Supreme Court Justice Antonin Scalia, “one of the greatest jurists ever to serve our country,” receives Presidential Medal of Freedom

By Dave Andrusko

On Friday pro-life President Donald Trump awarded the late Supreme Court Justice Antonin Scalia the Presidential Medal of Freedom, our nation’s highest civilian honor. Justice Scalia, one of seven recipients, was represented by his wife Maureen and their nine children.

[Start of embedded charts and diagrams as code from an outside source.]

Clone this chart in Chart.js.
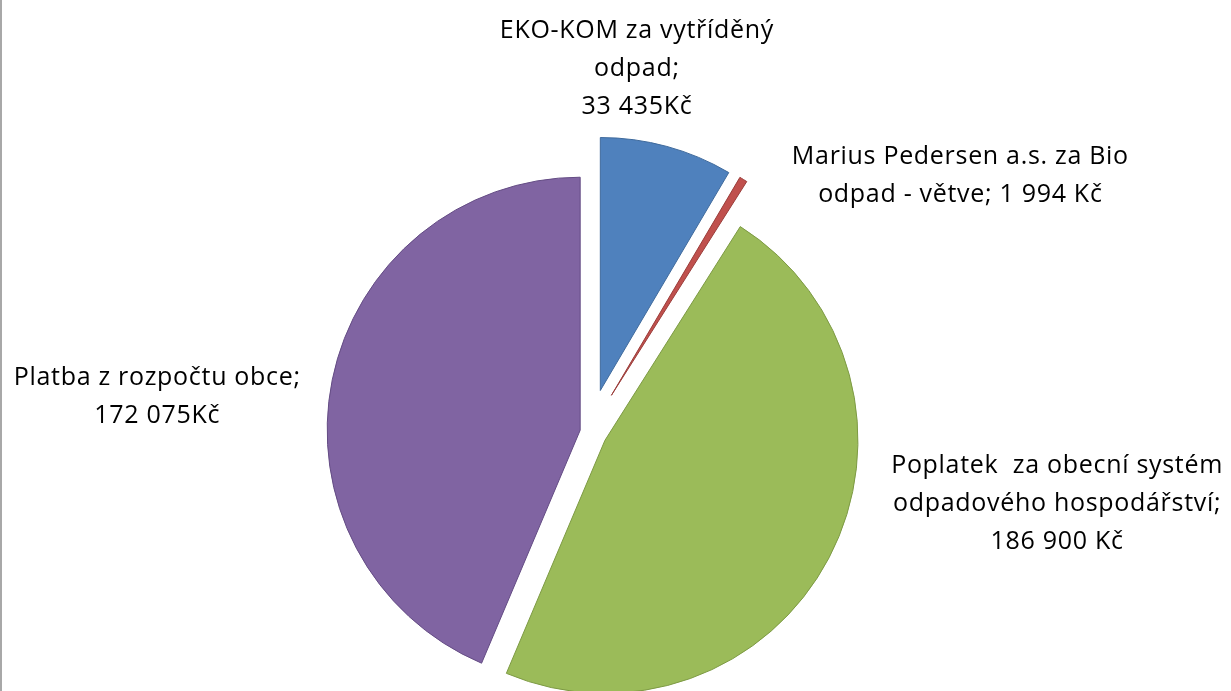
<!DOCTYPE html>
<html>
<head>
<meta charset="utf-8">
<script src="https://cdn.jsdelivr.net/npm/chart.js@4"></script>
<style>
    body { margin: 0; background: #fff; }
    #obal { position: relative; width: 1231px; height: 691px; overflow: hidden; }
    #okraj { position: absolute; left: 0; top: 0; width: 2px; height: 691px; background: #a8a8a8; }
</style>
</head>
<body>
<div id="obal">
    <canvas id="odpady" width="1231" height="691"></canvas>
    <div id="okraj"></div>
</div>
<script>
// data z grafu
const nazvy = [
    ['EKO-KOM za vytříděný', 'odpad;', '33 435Kč'],
    ['Marius Pedersen a.s. za Bio', 'odpad - větve; 1 994 Kč'],
    ['Poplatek  za obecní systém', 'odpadového hospodářství;', '186 900 Kč'],
    ['Platba z rozpočtu obce;', '172 075Kč']
];
const castky = [33435, 1994, 186900, 172075];
const barvy = ['#4F81BD', '#C0504D', '#9BBB59', '#8064A2'];
const okraje = ['#3f6a9c', '#9a3d3a', '#7d9a44', '#644c84'];
// vysunuti vysece v pixelech (jak v Excelu)
const vysunuti = [43, 43, 18, 9];
// posun popisku od vnejsiho okraje vysece
const posunPopisku = [[-30, -78], [217, -4], [228, -54], [-175, 17]];

function stredUhel(arc) {
    const p = arc.getProps(['startAngle', 'endAngle']);
    return (p.startAngle + p.endAngle) / 2;
}

// vysunute vysece - kazdy oblouk kresli Chart.js, jen posunuty
const vysunout = {
    id: 'vysunout',
    beforeDatasetDraw(chart, args) {
        const ctx = chart.ctx;
        const meta = args.meta;
        meta.data.forEach(function (arc, i) {
            const uhel = stredUhel(arc);
            ctx.save();
            ctx.translate(Math.cos(uhel) * vysunuti[i], Math.sin(uhel) * vysunuti[i]);
            arc.draw(ctx);
            ctx.restore();
        });
        return false;
    }
};

const popisky = {
    id: 'popisky',
    afterDatasetsDraw(chart) {
        const ctx = chart.ctx;
        const meta = chart.getDatasetMeta(0);
        ctx.save();
        ctx.font = '25px "Open Sans", Lato, sans-serif';
        if ('letterSpacing' in ctx) ctx.letterSpacing = '0.7px';
        ctx.fillStyle = '#000';
        ctx.textAlign = 'center';
        ctx.textBaseline = 'middle';
        meta.data.forEach(function (arc, i) {
            const p = arc.getProps(['x', 'y', 'outerRadius']);
            const uhel = stredUhel(arc);
            const r = p.outerRadius + vysunuti[i];
            const x = p.x + Math.cos(uhel) * r + posunPopisku[i][0];
            const y = p.y + Math.sin(uhel) * r + posunPopisku[i][1];
            const radky = nazvy[i];
            const vyska = 38;
            for (let j = 0; j < radky.length; j++) {
                ctx.fillText(radky[j], x, y + (j - (radky.length - 1) / 2) * vyska);
            }
        });
        ctx.restore();
    }
};

var ctx = document.getElementById('odpady');
var graf = new Chart(ctx, {
    type: 'pie',
    data: {
        labels: nazvy.map(n => n.join(' ')),
        datasets: [{
            data: castky,
            backgroundColor: barvy,
            borderColor: okraje,
            borderWidth: 1,
            radius: 253
        }]
    },
    options: {
        responsive: false,
        animation: false,
        layout: { padding: { left: 0, right: 53, top: 173, bottom: 0 } },
        plugins: {
            legend: { display: false },
            tooltip: { enabled: false }
        }
    },
    plugins: [vysunout, popisky]
});
</script>
</body>
</html>
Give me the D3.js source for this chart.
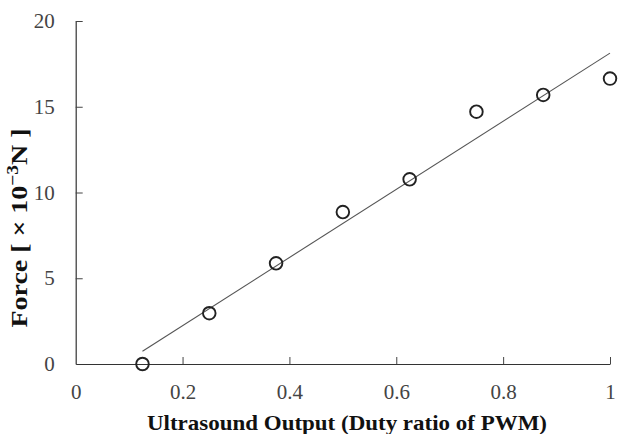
<!DOCTYPE html>
<html>
<head>
<meta charset="utf-8">
<script src="https://cdn.jsdelivr.net/npm/d3@7"></script>
<style>
  html, body { margin: 0; padding: 0; background: #fff; }
  svg { display: block; }
  .tick text { font-family: "Liberation Serif", "Times New Roman", serif; font-size: 21px; fill: #444; }
  .axis-title { font-family: "Liberation Serif", "Times New Roman", serif; font-weight: bold; font-size: 22px; fill: #111; }
</style>
</head>
<body>
<svg id="chart" width="619" height="434"></svg>
<script>
// Duty ratio of the PWM drive and the measured force (×10^-3 N)
const dutyRatio = [0.125, 0.25, 0.375, 0.5, 0.625, 0.75, 0.875, 1.0];
const force = [0.0, 2.96, 5.87, 8.86, 10.77, 14.71, 15.69, 16.64];
const xTicks = [0, 0.2, 0.4, 0.6, 0.8, 1];
const yTicks = [0, 5, 10, 15, 20];

const svg = d3.select("#chart");
const margin = { left: 75.7, right: 9, top: 21, bottom: 70 };
const W = 619, H = 434;

const x = d3.scaleLinear().domain([0, 1]).range([margin.left, W - margin.right]);
const y = d3.scaleLinear().domain([0, 20]).range([H - margin.bottom, margin.top]);

// Least-squares fit through the measured points
const mx = d3.mean(dutyRatio), my = d3.mean(force);
const sxy = d3.sum(dutyRatio, (d, i) => (d - mx) * (force[i] - my));
const sxx = d3.sum(dutyRatio, d => (d - mx) * (d - mx));
const slope = sxy / sxx, intercept = my - slope * mx;
const x0 = d3.min(dutyRatio), x1 = d3.max(dutyRatio);

// Axes: ticks point inward
const xAxis = d3.axisBottom(x).tickValues(xTicks).tickSizeInner(-7).tickSizeOuter(0)
  .tickPadding(20).tickFormat(d => d === 0 ? "0" : d === 1 ? "1" : d3.format(".1f")(d));
const yAxis = d3.axisLeft(y).tickValues(yTicks).tickSizeInner(-7).tickSizeOuter(0)
  .tickPadding(21);

const gx = svg.append("g").attr("transform", `translate(0,${y(0)})`).call(xAxis);
const gy = svg.append("g").attr("transform", `translate(${x(0)},0)`).call(yAxis);
[gx, gy].forEach(g => {
  g.attr("font-family", null).attr("font-size", null);
  g.select(".domain").attr("stroke", "#333").attr("stroke-width", 1.2);
  g.selectAll(".tick line").attr("stroke", "#444").attr("stroke-width", 1);
});
gx.selectAll(".tick").filter(d => d === 0).select("line").remove();
gy.selectAll(".tick").filter(d => d === 0).select("line").remove();

// Trend line
svg.append("line")
  .attr("x1", x(x0)).attr("y1", y(intercept + slope * x0))
  .attr("x2", x(x1)).attr("y2", y(intercept + slope * x1))
  .attr("stroke", "#555").attr("stroke-width", 1.1);

// Measured points
svg.append("g").selectAll("circle")
  .data(dutyRatio.map((d, i) => ({ d, f: force[i] })))
  .join("circle")
  .attr("cx", p => x(p.d)).attr("cy", p => y(p.f))
  .attr("r", 6.3)
  .attr("fill", "none").attr("stroke", "#222").attr("stroke-width", 1.9);

// Axis titles
svg.append("text").attr("class", "axis-title")
  .attr("x", 347).attr("y", 430).attr("text-anchor", "middle")
  .attr("textLength", 400).attr("lengthAdjust", "spacingAndGlyphs")
  .text("Ultrasound Output (Duty ratio of PWM)");

const yt = svg.append("text").attr("class", "axis-title")
  .attr("transform", "translate(27,228) rotate(-90)")
  .attr("text-anchor", "middle")
  .style("font-size", "23px")
  .attr("textLength", 199).attr("lengthAdjust", "spacingAndGlyphs");
yt.append("tspan").text("Force [ × 10");
yt.append("tspan").attr("dy", -9).style("font-size", "16px").text("−3");
yt.append("tspan").attr("dy", 9).text("N ]");
</script>
</body>
</html>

As President Trump explained to the audience assembled at the White House, the Presidential Medal of Freedom “is given to individuals who have made outstanding contributions to American life and culture.” In his remarks, the President captured the enormity of what Justice Scalia contributed:

The second recipient we honor today is one of the greatest — truly was one of the greatest jurists ever to serve our country: Supreme Court Justice Antonin Scalia. Universally admired for his towering intellect, brilliant wit, and fierce devotion to our founding principles, Justice Scalia has made a deep and lasting impact on the history of our nation. His presence is dearly missed by all. Friend of a lot of people. Truly great intellect.

Justice Scalia transformed the American legal landscape, igniting a national movement to apply the original meaning of the Constitution as written. Few have done more to uphold this nation’s founding charter.

Through nearly 900 written opinions and more than 30 years on the bench, Justice Scalia defended the American system of government and preserved the foundations of American freedom. Our whole nation is indeed indebted to Justice Scalia for his lifetime of noble and truly incredible service.

For pro-lifers. Justice Scalia will always be remembered for his scintillating dissents. When pro-lifers read through so many Supreme Court decisions on abortion, decisions whose contempt for state legislatures was matched only by their indifference to the fate of unborn children, we could always count on Justice Scalia to cut through the dithering and the deception and the duplicity.

Unlike many of his colleagues, he really did understand there are three branches of government and that the Supreme Court ought to pay appropriate deference to men and women elected by the people. Justice Scalia’s withering critiques of untethered judicial activism will be read by law students for generations to come.

Congratulations to Justice Scalia’s family. He richly deserved the Presidential Medal of Freedom for his valiant, unrelenting critique of judicial activism best personified in the awful Roe v. Wade and Doe v. Bolton decisions.